BETWEEN 1775 and 1815, from the beginning of the American Revolution to the end of the French, the meaning of the term 'revolution' changed dramatically. In the mid eighteenth century, revolution involved a change in government, and in a more specialized sense, a return to the basic principles of the constitution: it had no connotations of progressive and permanent change. By the beginning of the nineteenth century, in the lexicon of reformers and radicals the term had come to mean a process of rapid, fundamental, and progressive social and political change. Reform efforts were no longer directed by a backward-looking concern with an original constitution or uncorrupted state; instead, they became linked to a belief in the advancement of mankind from barbarism to civilization, based on the spread of enlightenment and the recognition of the inalienable rights of man.

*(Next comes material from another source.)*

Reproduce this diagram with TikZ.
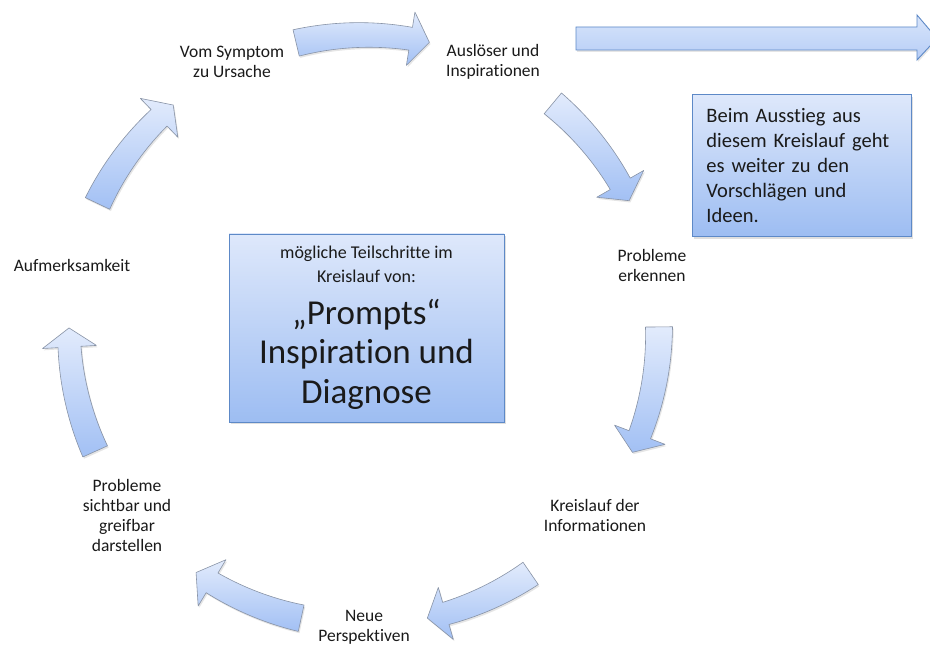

No individual's writing better exemplifies this transformation of the language of social and political change than that of Thomas Paine ( 1737-1809). And no individual has a better claim to be the world's first international revolutionary. Paine was a man of multiple citizenships: he played a major role in the American and French Revolutions, and did his best to ensure their imitation in Britain and Ireland. He had a wide circle of acquaintance among leading figures of this age of revolutions, including Franklin, Jefferson, Washington, Burke, Condorcet, Lafayette, Danton, and Napoleon. He also held office under the Continental Congress during the American Revolution, acted as unofficial ambassador for America in Britain in the late 1780s, and in 1792 was an elected member of the French National Convention. In Britain, he earned the double distinction of being the most widely read of the radical pamphleteers of the 1790s, and the one whose works were most often prosecuted. He was outlawed in Britain in 1792, nearly guillotined in France in 1794, and anathematized as a Jacobin and infidel in America on his return in 1802.